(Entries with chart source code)

####

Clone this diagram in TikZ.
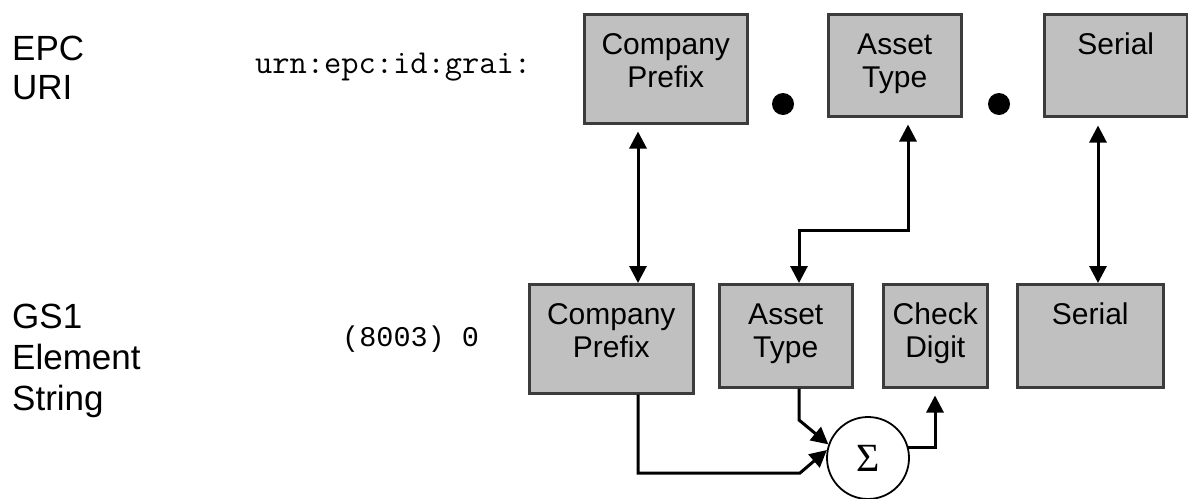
\documentclass[tikz,border=0pt]{standalone}
\usepackage{fontspec}
\setmainfont{Liberation Sans}
\newfontfamily\codefont{Liberation Mono}
\newfontfamily\greekfont{Liberation Serif}
\usetikzlibrary{arrows.meta}

\definecolor{fieldgray}{RGB}{192,192,192}
\definecolor{fieldedge}{RGB}{60,60,60}

% text of a field box: lines centred, first baseline 40pt below the top edge
\newcommand\fieldtext[3]{\parbox[c][#2][t]{#1}{\centering\rule{0pt}{40pt}#3\par}}

\begin{document}
\begin{tikzpicture}[x=1pt,y=-1pt,
  field/.style={draw=fieldedge, line width=2.5pt, fill=fieldgray, inner sep=0pt,
    font=\fontsize{30}{33}\selectfont},
  rowlabel/.style={anchor=base west, align=left, inner sep=0pt,
    font=\fontsize{35}{40}\selectfont},
  wire/.style={line width=3pt, draw=black},
  onehead/.style={-{Triangle[length=17pt,width=17pt]}},
  twohead/.style={{Triangle[length=17pt,width=17pt]}-{Triangle[length=17pt,width=17pt]}},
  sepdot/.style={circle, fill=black, inner sep=0pt, minimum size=22pt},
]
\path[fill=white, use as bounding box] (0,0) rectangle (1188,498);

% row labels (anchored on the baseline of their last line) and fixed prefixes
\node[rowlabel, font=\fontsize{35}{39}\selectfont] (epc) at (12,99) {EPC\\URI};
\node[rowlabel, font=\fontsize{35}{41}\selectfont] (gs1) at (12,410) {GS1\\Element\\String};
\node[anchor=base west, inner sep=0pt, font=\ttfamily\fontsize{33.5}{36}\selectfont]
  (urn) at (255,73) {urn:epc:id:grai:};
\node[anchor=base west, inner sep=0pt, font=\codefont\fontsize{28.5}{30}\selectfont]
  (ai) at (342,346) {(8003) 0};

% EPC URI fields
\node[field, anchor=north west] (ct) at (583,13) {\fieldtext{163pt}{109pt}{Company\\Prefix}};
\node[sepdot] (d1) at (783,104) {};
\node[field, anchor=north west] (at) at (827,13) {\fieldtext{133pt}{102pt}{Asset\\Type}};
\node[sepdot] (d2) at (999,104) {};
\node[field, anchor=north west] (st) at (1043,13) {\fieldtext{143pt}{102pt}{Serial}};

% GS1 element string fields
\node[field, anchor=north west] (cb) at (528,283) {\fieldtext{164pt}{109pt}{Company\\Prefix}};
\node[field, anchor=north west] (ab) at (718,283) {\fieldtext{133pt}{103pt}{Asset\\Type}};
\node[field, anchor=north west] (cd) at (882,283) {\fieldtext{104pt}{103pt}{Check\\Digit}};
\node[field, anchor=north west] (sb) at (1016,283) {\fieldtext{146pt}{103pt}{Serial}};

% check digit summation
\node[draw=black, line width=1.8pt, circle, minimum size=82pt, inner sep=0pt, fill=white,
  font=\greekfont\fontsize{40}{40}\selectfont] (sum) at (868,458) {\raisebox{-5pt}{Σ}};

% connector guide lines
\coordinate (xa) at (638,0);
\coordinate (xb) at (908,0);
\coordinate (xc) at (799,0);
\coordinate (xs) at (1098,0);
\coordinate (xd) at (935,0);
\coordinate (xk) at (800,0);
\coordinate (ymid) at (0,230);
\coordinate (yk) at (0,420);
\coordinate (yb) at (0,473);

% URI <-> element string correspondences
\draw[wire, twohead, shorten <=7pt] (ct.south -| xa) -- (cb.north -| xa);
\draw[wire, twohead, shorten <=7pt] (at.south -| xb) -- (xb |- ymid) -| (ab.north -| xc);
\draw[wire, twohead, shorten <=8pt] (st.south -| xs) -- (sb.north -| xs);

% inputs to the check digit calculation
\draw[wire, onehead] (cb.south -| xa) -- (xa |- yb) -- (xk |- yb) -- (sum.169);
\draw[wire, onehead] (ab.south -| xc) -- (xc |- yk) -- (sum.161);
\draw[wire, onehead, shorten >=7pt] (sum.15) -| (cd.south -| xd);
\end{tikzpicture}
\end{document}
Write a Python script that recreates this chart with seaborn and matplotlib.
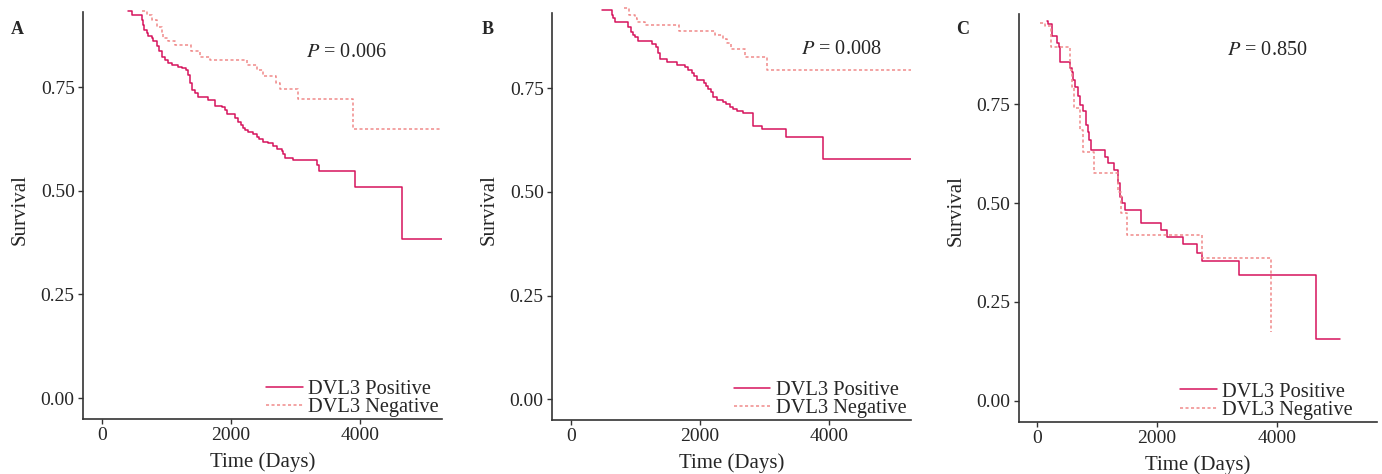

####

Reproduce the material above from its first line through the line containing "(0,0) rectangle (1188,498);", both ends included, and skip every picture.

Clone this diagram in TikZ.
\documentclass[tikz,border=0pt]{standalone}
\usepackage{fontspec}
\setmainfont{Liberation Sans}
\newfontfamily\codefont{Liberation Mono}
\newfontfamily\greekfont{Liberation Serif}
\usetikzlibrary{arrows.meta}

\definecolor{fieldgray}{RGB}{192,192,192}
\definecolor{fieldedge}{RGB}{60,60,60}

% text of a field box: lines centred, first baseline 40pt below the top edge
\newcommand\fieldtext[3]{\parbox[c][#2][t]{#1}{\centering\rule{0pt}{40pt}#3\par}}

\begin{document}
\begin{tikzpicture}[x=1pt,y=-1pt,
  field/.style={draw=fieldedge, line width=2.5pt, fill=fieldgray, inner sep=0pt,
    font=\fontsize{30}{33}\selectfont},
  rowlabel/.style={anchor=base west, align=left, inner sep=0pt,
    font=\fontsize{35}{40}\selectfont},
  wire/.style={line width=3pt, draw=black},
  onehead/.style={-{Triangle[length=17pt,width=17pt]}},
  twohead/.style={{Triangle[length=17pt,width=17pt]}-{Triangle[length=17pt,width=17pt]}},
  sepdot/.style={circle, fill=black, inner sep=0pt, minimum size=22pt},
]
\path[fill=white, use as bounding box] (0,0) rectangle (1188,498);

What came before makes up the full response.